Say no to the sale of Old Flo

November 21 2012

Image of Say no to the sale of Old Flo

Picture: Art Fund

What a contrast between two councils - in Glasgow, we see the city council joining forces with the National Galleries of Scotland to buy a 'Glasgow Boy' picture for £637k. But in Tower Hamlets, it's full steam ahead with the sale of Henry Moore's sculpture Draped Seated Woman, commonly known as Old Flo. The piece, which was bought by the London County Council at cost in 1962 for the new Stifford housing estate, will be sold at Christie's in February. The money raised will go into general council expenditure - so it's a deaccession of the worst kind. At the moment, the sculpture is at the Yorkshire sculpture park after the demolition of the estate. The Art Fund has launched a campaign to stop the sale.

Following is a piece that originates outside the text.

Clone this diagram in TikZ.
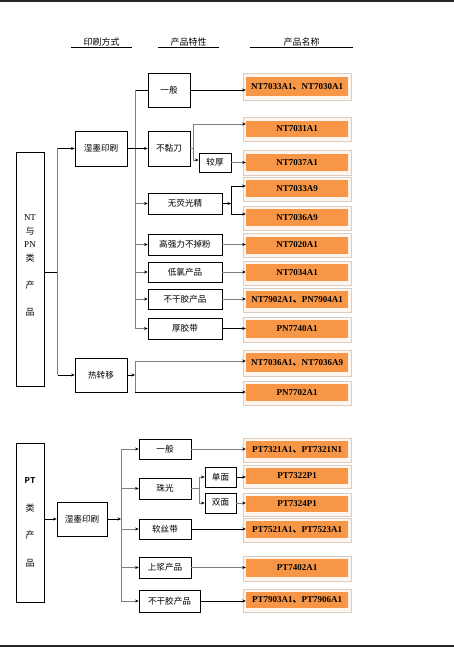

Over on the Museum of London's website, curator Pat Hardy has helpfully set out the history of Old Flo's arrival in Tower Hamlets:

The LCC felt that such new estates should have works of art in them and they set about sourcing and buying artworks for these new spaces and also for schools and colleges. This was not for purely aesthetic reasons as they made clear ‘the Council has no authority to encourage art for art’s sake or to encourage national art except insofar as it benefits London art’. It was part of the policy to improve Londoners lives and living standards. The new Stifford Estate was a prestigious site and a suitably prestigious sculpture was therefore required to put in it. A work by Henry Moore, at that time an artist of international fame and prestige, must have seemed very appropriate   The LCC in 1962 therefore acquired Draped Seated Woman (Old Flo) and it was installed outside one of the tower blocks called Ewhurst Tower in the Stifford Estate in the spring of 1963. It remained there until the Stifford Estate was demolished in the late 1990s.

The Museum of London has offered to house the sculpture, but the mayor of Tower Hamlets, Lutfur Rahman, has spurned the suggestion, and says the sale must go ahead:

We are faced with a stark choice in these times of recession.

Meanwhile, a group of councillors has tabled a motion to stop the sale, to be discussed at the town hall on 28th November at 7.30pm. The meeting is open to the public.